Contributed by Abigail Lerner
Finding out you missed an important deadline is the stuff nightmares are made of. Even more so for attorneys, where letting a court imposed deadline pass without taking the requisite action may substantially hinder the rights of clients. In In re ASR 2401 Fountainview, LLC, however, it wasn’t the rights of its clients that the attorneys for the debtors were concerned with when they missed a deadline; rather, their ability to get paid for their services was on the line.
ASR Fountainview, LLC and ASR 2401 Fountainview, LP owned and operated an office building in Houston, Texas. In September 2014, the entities filed chapter 11 cases with the bankruptcy court in the Southern District of Texas, and obtained authority to employ Okin & Adams LLP as their attorneys.

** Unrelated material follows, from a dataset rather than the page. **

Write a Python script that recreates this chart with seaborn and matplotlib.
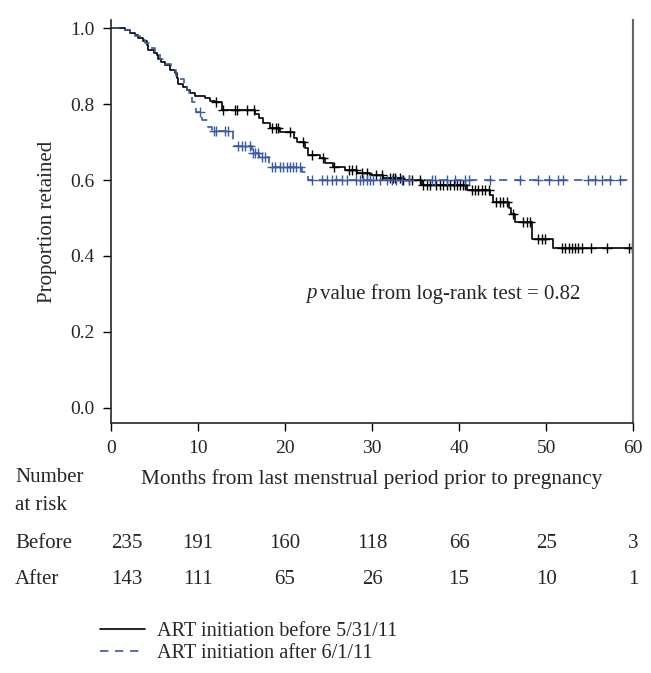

After filing their cases, the debtors proposed a chapter 11 plan, calling for the sale of the debtors’ office building, payment in full of a claim filed by JP Morgan, and reduced, deferred payments to other creditors.
Following a contested hearing, the court confirmed the debtors’ plan and entered an amended confirmation order on June 15, 2015. The plan provided, among other things, that holders of professional fee claims subject to approval by the court would be paid in cash, in full, on the later of the effective date of the plan and promptly after bankruptcy court approval. The plan further provided that final fee applications for any professional fee claim that was not approved as of the effective date must be filed within 30 days of the effective date. The plan explicitly provided that failing to file an application for fees by the deadline would be a waiver of any such fees.

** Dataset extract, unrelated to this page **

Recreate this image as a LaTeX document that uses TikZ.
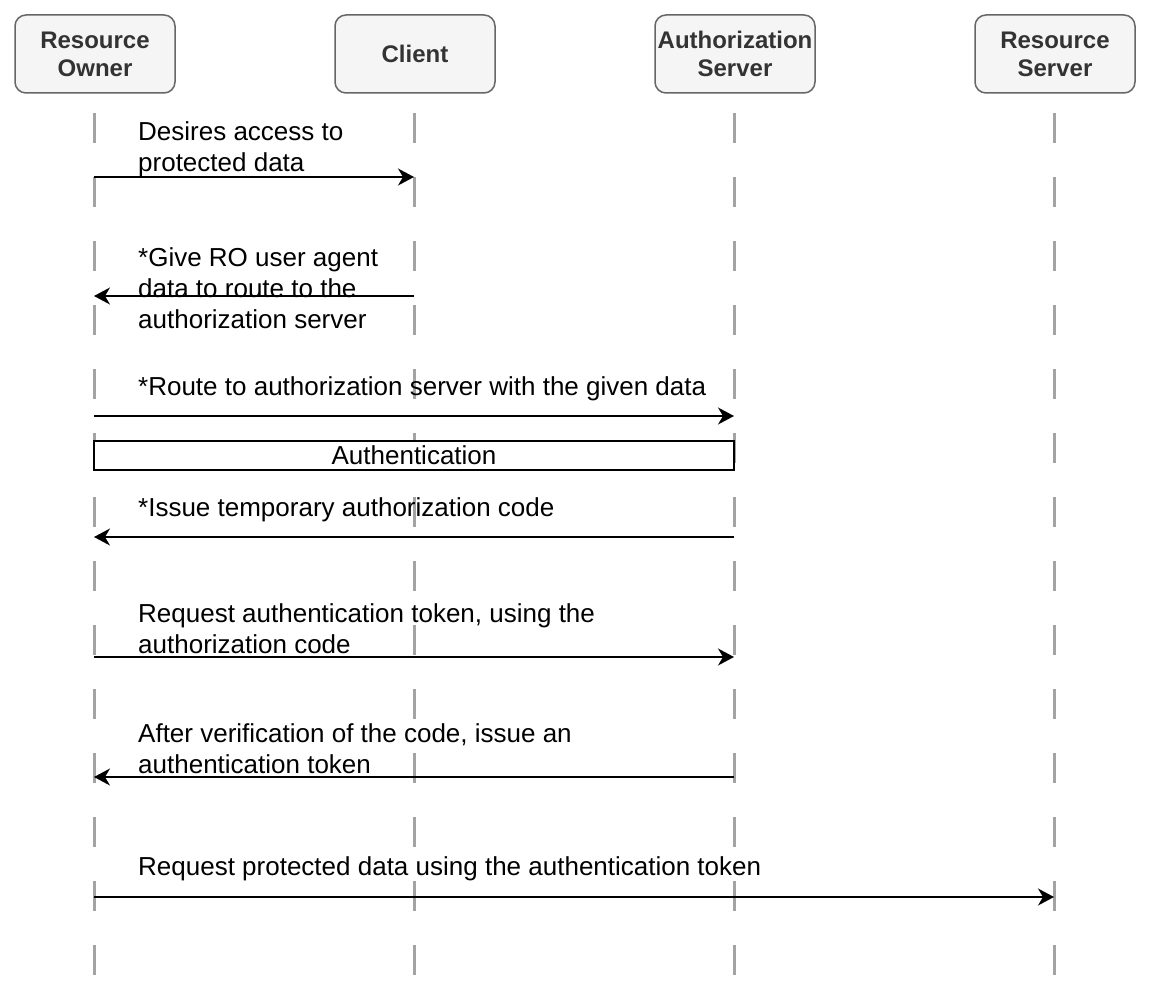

Okin & Adams filed their final fee application approximately 20 days beyond the 30 day deadline. Okin & Adams sought allowance of approximately $205,000 in compensation for services rendered between the commencement date and entry of the amended confirmation order. According to Okin & Adams, its failure to timely file its final fee application was the result of excusable neglect. The firm explained that it had mistakenly calendared the date by which fee applications must be filed for 60 days after the plan effective date instead of 30 days.
JP Morgan, among others, objected to the fee application, asserting that it was not timely filed and, accordingly, the amounts claimed were waived. Okin & Adams argued that JP Morgan lacked standing to object, since its claim had been paid in full. Further, the law firm informed the court that to the extent resolution of the debtors’ pending claim objections resulted in insufficient funds to pay all claims the full distribution to which they were entitled under the plan, Okin & Adams was prepared to discount its fees to ensure that all claimants would receive their promised distributions.
In analyzing whether to grant Okin & Adams’ application, the court looked to Bankruptcy Rule 9006(b)(1), which allows a court to enlarge the time by which an action may be taken where the failure to act was the result of excusable neglect. The court noted that in determining whether a party’s conduct resulted from excusable neglect, the court must take into account all relevant circumstances surrounding the failure. This includes: the danger of prejudice to the adverse parties, the length of the delay and its potential impact on judicial proceedings, the reason for the delay, and whether the party acted in good faith.
As noted above, the debtors’ attorneys’ final fee application was filed no more than 20 days after the date required under the plan and, in light of Okin & Adams’ agreement to discount its fees to ensure that all claims were paid their full distribution, the court concluded that there was no prejudice to adverse parties from the late filing of the application. Finally, the court found that the firm acted in good faith. The court granted the application, subject to the limitation that all other claims recover the full distribution to which they were entitled under the plan.
Although the bankruptcy court excused the debtors’ attorneys’ failure to comply with the court ordered deadline, this case should, if nothing else, serve as a reminder to attorneys to check and double check that specified dates are correctly calendared as it is almost certain that not all missed deadlines will result in a finding of excusable neglect. By doing so we can help to prevent our nightmares – at least those relating to missed deadlines – from becoming a reality.